Соледад замолкает, он дает ей подумать. А мальчик перестал стучать мячом и настороженно на него смотрит.
– Здесь мой Тео, – говорит она. – Ему девять лет. Он спит в соседней комнате. Я вижу, как он дышит.
Ему хочется спросить что-нибудь о сыне.
– На ней была розовая куртка? – спрашивает он вместо этого.
– Или я запомнила розовую гардину, или брюки. Но это могла быть и она. Я так думаю.
– И ты только теперь об этом вспомнила? В каждой газете писали, по телевизору показывали.
– Ничего этого я не видела. Мне было не до этого.
Тим дышит, выдыхает воздух вверх, на небо, чтоб его дыхание перелетело через Тихий океан, достигло Вайкики на Гавайях, сделало пересадку в Токио, где подруги Соледад, возможно, работают в качестве «хозяек» в каком-нибудь баре в районе Гиндза для бизнесменов, которым нравятся латиноамериканские женщины. Он думает о розовой куртке, об этом разговоре, о том, что Соледад могла видеть вовсе и не куртку. Но если это была куртка, то шила ли ее молодая девушка, которой только что исполнилось восемнадцать, склонившаяся над швейной машинкой в душной комнате далеко от Пекина? Посылает ли эта девушка деньги куда-то? Своей маме в Шэньчжэнь? А у этой девушки есть тетя. Может быть, одна из тех китаянок, что работают тут в Pere Garau, одна из тех, кто массирует и втыкает иголки, кто готовит на паровой кастрюле или работает по двадцать часов в день в магазине.
– Где ты? – спрашивает она.
– Возле центра S’Escorxador.
– Там хорошо.
– И жарко.
– Жаль, что я не могу сообщить еще подробностей, – говорит она.
– Ты можешь, – говорит он и слышит по своему голосу, что он звучит так, будто он готов убить, чтобы услышать ответ на следующий вопрос.
– Кто дал тебе это задание?
– Ты не должен выдавать, кто тебе это сказал.
– Te prometo[114]
.– Я помню черный капюшон, – говорит она. – Цепи. Крюки в лакированных стенах. Мужчины, женщины, а может, я была одна в этой комнате.
– Попытайся вспомнить что-нибудь еще.
– Нож, быть может. Раны наутро были, как после маленького ножа или шила, узкие и глубокие. У меня остались светлые пятнышки на коже.

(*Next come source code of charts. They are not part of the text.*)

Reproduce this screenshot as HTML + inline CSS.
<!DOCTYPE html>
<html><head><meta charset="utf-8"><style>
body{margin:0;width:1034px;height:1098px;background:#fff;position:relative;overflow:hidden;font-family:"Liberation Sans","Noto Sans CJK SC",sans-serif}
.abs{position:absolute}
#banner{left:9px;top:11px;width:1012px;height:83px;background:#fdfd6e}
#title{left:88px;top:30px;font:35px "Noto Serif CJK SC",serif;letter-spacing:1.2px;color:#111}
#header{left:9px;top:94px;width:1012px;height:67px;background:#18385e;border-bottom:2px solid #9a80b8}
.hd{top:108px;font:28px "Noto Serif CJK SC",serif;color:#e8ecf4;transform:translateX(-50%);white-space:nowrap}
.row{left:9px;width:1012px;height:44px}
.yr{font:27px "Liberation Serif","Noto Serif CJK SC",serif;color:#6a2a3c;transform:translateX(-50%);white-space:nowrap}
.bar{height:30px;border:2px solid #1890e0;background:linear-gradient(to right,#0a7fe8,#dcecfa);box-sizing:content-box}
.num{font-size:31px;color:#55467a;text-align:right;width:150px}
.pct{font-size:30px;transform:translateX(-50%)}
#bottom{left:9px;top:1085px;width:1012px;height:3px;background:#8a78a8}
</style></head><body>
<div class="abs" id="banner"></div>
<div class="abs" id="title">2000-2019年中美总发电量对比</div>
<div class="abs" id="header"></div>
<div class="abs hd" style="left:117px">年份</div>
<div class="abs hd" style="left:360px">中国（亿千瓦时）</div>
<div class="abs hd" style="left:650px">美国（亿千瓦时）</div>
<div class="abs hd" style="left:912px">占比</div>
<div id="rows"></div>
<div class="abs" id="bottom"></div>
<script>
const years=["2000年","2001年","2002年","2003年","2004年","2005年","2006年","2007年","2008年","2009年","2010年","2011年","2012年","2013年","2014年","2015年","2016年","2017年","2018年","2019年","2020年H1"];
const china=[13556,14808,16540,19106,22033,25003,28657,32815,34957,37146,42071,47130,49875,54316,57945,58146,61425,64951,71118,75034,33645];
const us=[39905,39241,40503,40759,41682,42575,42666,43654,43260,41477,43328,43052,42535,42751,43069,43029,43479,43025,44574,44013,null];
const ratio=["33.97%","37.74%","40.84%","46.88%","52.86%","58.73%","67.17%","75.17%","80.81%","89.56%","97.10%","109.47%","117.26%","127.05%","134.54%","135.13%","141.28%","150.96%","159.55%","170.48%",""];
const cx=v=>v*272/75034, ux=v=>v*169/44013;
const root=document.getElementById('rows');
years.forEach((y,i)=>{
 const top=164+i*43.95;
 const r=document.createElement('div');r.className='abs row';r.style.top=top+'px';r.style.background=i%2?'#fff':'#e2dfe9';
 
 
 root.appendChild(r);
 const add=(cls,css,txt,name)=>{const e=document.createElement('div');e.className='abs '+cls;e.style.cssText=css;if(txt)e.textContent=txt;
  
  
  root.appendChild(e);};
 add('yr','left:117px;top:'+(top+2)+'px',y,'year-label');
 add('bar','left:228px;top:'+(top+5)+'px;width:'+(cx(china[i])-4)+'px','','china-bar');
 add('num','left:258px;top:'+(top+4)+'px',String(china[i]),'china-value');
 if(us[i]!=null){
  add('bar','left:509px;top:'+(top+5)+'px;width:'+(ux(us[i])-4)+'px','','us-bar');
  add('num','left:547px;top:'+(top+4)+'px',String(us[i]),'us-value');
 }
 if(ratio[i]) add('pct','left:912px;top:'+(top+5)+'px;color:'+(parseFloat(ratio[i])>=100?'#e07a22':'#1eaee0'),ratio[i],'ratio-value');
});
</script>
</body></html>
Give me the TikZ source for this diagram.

– А кто дал тебе эту работу?
– Мамасан Эли. Ты знаешь ее?
Слова впитывались от одной радиомачты к другой, катились и кончились, Соледад прерывает разговор. Тим держит мобильник перед собой, чувствует, как солнце колотит его по башке, тошнота скручивает ему кишки и распространяется на весь живот. От яркого света мозги бьются о внутреннюю сторону черепной коробки, и он видит баскетбольный мяч, оранжевое и черное прыгает к нему, розовые кроссовки мальчика, его закатанные белые носки на темных икрах ног, и Тим ловит мяч одной рукой, покачивается, но удерживает равновесие.
Он уходит в тень сводчатого потолка бывшей скотобойни, кладет мобильник в карман джинсов и бросает мяч мальчику.
Они это повторяют раз пять или шесть, бросают мяч друг другу, и звуки удара мяча об асфальт проясняют мозги Тима до полной готовности.
Он бросает мяч мальчику, Абелю, в последний раз, и его мама улыбается на скамейке, потом он машет на прощание Абелю и уходит переулком между бывшими складами. Красный кирпич стискивает его грудную клетку, ему нужно попить, он заходит в туалет, чувствует запах мочи, поворачивает кран единственного умывальника, но вода не течет.
Он идет дальше по району скотобойни.
В кафе на другой стороне улицы заказывает бутылку воды и кофе кортадо.